This Dying Star Is the Coldest Place We’ve Found in the Universe

The Boomerang Nebula is just one degree above absolute zero

boomerang nebula
Both the Hubble Space Telescope (blue) and the ALMA Observatory contribute to this image of the Boomerang Nebula Bill Saxton/NRAO/AUI/NSF/NASA/Hubble/Raghvendra Sahai

As winter days grow colder, remember that even when you are shivering and the inside of your nose hurts from the cold air, the temperature is far from that at the coldest spot in the universe. Maybe there’s not much comfort in that, but the honor for most brain-numbingly cold goes to the a nebula shimmering about 5,000 light-years from Earth.

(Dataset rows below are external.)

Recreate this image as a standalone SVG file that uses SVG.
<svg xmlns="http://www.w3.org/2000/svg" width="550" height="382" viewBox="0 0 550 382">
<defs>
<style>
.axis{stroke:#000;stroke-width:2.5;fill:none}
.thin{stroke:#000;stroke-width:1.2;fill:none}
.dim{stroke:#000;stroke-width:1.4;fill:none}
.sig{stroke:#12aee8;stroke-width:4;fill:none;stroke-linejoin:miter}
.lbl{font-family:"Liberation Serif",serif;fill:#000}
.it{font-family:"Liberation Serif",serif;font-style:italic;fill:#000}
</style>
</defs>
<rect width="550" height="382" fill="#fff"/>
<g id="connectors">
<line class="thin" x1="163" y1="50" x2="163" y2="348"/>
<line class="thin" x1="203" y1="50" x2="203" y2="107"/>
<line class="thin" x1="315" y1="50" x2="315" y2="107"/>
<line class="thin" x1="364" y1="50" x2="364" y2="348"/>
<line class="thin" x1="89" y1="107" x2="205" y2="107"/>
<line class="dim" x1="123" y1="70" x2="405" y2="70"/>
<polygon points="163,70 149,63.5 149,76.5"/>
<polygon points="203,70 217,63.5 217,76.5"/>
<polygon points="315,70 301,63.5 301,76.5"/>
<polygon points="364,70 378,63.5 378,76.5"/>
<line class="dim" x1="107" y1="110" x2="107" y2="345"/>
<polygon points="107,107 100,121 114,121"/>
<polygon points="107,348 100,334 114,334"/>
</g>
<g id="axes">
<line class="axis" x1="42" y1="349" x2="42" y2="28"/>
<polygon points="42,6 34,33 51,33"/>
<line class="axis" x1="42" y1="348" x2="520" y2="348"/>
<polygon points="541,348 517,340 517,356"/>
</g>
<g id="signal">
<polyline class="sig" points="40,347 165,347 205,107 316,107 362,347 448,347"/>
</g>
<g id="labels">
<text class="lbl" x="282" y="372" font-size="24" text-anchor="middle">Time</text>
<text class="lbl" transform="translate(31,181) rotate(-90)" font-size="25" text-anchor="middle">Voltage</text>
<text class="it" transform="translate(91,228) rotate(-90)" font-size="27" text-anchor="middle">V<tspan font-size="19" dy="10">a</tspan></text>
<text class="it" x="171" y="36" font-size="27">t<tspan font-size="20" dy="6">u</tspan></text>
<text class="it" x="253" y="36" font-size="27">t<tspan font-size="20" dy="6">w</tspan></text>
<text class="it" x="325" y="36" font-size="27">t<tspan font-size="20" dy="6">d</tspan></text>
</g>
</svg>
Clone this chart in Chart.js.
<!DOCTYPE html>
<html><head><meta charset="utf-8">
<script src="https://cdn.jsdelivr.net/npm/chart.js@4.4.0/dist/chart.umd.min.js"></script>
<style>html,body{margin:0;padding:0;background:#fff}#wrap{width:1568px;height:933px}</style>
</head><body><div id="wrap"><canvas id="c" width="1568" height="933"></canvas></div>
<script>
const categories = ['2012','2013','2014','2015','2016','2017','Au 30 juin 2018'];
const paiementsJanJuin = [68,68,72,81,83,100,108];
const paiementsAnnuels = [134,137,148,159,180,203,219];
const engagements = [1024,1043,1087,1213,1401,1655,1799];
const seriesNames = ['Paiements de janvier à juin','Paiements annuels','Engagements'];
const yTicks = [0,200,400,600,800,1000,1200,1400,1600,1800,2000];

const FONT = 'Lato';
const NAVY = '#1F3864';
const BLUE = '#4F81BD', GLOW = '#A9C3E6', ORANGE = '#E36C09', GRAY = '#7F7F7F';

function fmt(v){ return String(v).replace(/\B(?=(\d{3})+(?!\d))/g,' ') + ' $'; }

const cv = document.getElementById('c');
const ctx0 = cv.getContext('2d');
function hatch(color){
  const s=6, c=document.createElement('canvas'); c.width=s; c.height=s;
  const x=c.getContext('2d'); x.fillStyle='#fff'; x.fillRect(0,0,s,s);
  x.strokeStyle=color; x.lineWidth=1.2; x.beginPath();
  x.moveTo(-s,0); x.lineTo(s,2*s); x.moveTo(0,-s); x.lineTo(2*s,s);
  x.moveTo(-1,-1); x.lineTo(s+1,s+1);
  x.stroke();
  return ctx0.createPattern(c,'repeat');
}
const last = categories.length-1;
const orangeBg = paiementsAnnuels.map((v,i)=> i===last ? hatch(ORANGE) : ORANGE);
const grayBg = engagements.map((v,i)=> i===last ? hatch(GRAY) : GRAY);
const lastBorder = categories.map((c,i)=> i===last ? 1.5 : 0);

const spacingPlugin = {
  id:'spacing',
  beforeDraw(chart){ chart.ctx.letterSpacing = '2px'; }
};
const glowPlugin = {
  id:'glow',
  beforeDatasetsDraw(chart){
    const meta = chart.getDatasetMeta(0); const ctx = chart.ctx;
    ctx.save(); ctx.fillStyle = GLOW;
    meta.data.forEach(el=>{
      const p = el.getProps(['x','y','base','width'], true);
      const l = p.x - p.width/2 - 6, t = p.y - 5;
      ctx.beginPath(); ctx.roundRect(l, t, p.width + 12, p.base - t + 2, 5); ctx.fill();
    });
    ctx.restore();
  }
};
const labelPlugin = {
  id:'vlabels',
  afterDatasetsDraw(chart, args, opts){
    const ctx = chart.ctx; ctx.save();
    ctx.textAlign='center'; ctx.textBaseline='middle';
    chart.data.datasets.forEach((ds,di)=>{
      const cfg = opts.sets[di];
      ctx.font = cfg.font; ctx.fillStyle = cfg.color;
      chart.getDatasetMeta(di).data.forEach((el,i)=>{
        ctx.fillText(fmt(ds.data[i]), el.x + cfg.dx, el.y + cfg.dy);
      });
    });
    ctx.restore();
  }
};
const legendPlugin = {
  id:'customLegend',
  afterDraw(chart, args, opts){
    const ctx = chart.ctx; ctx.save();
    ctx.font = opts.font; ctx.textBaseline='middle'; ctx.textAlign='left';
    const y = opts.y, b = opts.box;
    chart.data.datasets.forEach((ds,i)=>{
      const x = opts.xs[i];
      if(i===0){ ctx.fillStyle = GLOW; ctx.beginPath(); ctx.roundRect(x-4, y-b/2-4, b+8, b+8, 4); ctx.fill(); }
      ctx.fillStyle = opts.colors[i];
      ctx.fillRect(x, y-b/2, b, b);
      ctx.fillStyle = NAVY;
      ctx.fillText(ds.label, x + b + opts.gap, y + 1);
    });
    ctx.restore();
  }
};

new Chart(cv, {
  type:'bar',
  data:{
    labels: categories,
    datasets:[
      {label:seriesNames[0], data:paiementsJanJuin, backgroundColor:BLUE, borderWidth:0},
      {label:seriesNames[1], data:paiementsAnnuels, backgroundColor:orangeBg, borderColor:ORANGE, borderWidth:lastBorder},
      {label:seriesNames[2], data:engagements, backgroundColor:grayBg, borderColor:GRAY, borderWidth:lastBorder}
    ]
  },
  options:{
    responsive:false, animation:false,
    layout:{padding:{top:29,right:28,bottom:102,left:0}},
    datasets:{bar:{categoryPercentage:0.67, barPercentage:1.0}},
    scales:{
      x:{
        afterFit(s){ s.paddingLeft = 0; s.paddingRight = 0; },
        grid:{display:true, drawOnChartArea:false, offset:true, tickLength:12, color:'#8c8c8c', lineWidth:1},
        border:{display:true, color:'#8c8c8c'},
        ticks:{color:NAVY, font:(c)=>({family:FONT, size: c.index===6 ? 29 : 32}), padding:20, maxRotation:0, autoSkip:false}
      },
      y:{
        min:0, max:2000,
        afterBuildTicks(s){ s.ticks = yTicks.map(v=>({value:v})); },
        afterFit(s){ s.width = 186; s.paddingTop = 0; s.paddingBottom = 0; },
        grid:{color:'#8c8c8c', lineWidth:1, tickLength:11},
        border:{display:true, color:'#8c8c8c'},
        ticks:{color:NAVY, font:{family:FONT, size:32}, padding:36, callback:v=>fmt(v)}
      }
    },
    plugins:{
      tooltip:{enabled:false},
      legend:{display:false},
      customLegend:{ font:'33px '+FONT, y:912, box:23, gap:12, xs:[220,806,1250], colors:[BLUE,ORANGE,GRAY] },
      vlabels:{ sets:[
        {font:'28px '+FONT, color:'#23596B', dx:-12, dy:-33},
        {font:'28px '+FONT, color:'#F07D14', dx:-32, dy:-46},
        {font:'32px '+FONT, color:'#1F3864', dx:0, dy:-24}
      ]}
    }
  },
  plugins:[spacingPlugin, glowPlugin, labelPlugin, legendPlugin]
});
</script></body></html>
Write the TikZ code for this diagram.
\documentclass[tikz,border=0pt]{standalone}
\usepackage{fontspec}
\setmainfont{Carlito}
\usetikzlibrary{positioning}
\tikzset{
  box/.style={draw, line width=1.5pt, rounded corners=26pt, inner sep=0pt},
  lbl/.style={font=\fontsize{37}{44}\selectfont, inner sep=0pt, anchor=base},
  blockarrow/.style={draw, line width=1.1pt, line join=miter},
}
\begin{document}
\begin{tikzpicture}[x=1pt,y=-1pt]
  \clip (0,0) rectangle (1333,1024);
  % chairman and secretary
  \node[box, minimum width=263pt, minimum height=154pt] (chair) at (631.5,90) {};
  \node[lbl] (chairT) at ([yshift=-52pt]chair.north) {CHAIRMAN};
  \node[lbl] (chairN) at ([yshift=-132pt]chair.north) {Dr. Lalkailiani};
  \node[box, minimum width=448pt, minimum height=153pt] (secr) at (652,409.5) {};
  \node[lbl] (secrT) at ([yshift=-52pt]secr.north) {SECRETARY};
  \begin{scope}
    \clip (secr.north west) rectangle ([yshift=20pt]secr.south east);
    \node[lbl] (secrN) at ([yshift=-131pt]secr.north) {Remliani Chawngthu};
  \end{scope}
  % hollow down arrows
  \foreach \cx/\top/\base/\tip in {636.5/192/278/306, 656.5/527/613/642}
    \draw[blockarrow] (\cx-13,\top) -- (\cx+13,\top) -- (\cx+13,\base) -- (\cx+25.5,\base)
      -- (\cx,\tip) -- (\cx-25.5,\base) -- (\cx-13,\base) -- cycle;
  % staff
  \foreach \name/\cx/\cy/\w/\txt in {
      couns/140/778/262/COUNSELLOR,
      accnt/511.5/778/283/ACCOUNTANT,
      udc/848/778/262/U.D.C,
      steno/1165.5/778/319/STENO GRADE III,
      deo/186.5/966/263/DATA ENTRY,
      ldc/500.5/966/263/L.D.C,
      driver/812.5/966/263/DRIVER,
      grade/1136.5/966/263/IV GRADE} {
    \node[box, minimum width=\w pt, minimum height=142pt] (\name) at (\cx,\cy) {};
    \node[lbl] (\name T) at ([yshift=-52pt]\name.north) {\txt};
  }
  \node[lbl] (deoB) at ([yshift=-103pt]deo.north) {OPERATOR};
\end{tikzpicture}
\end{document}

The star at the center of the oddly-shaped object PGC 3074547, variously called the Boomerang Nebula or Bow Tie Nebula, has been shedding gas as it dies. "The gas is cooling as it flows away from the white dwarf star in a process similar to how refrigerators stay cold by using expanding gas," writes Elizabeth Howell for SPACE.com

The result is a nebula just barely warmer than absolute zero—the lowest possible temperature where all atomic motion ceases. It’s minus 458 degrees Fahrenheit or 1 degree Kelvin. Mika McKinnon for io9 reports:

While we can get incredibly close to absolute zero in lab experiments, nothing we've done lasts nearly long enough to be a "place" instead of a brief, chilly moment in time. The Boomerang Nebula is so cold, the only way to measure the temperature is by watching how it absorbed the cosmic microwave background radiation, which is a relatively almost-toasty 2.8 Kelvin.

The entire nebula is only visible because starlight reflects off its floating dust grains.

But Boomerang will soon lose its "coldest place in the universe" designation. In 2016, NASA plans to launch the Cold Atom Lab, which io9 reports will be able to plunge down to 1/10 billionth of a degree above absolute zero. "One of the primary goals of this facility will be to explore a previously inaccessible regime of extremely low temperatures where interesting and novel quantum phenomena can be expected," NASA writes.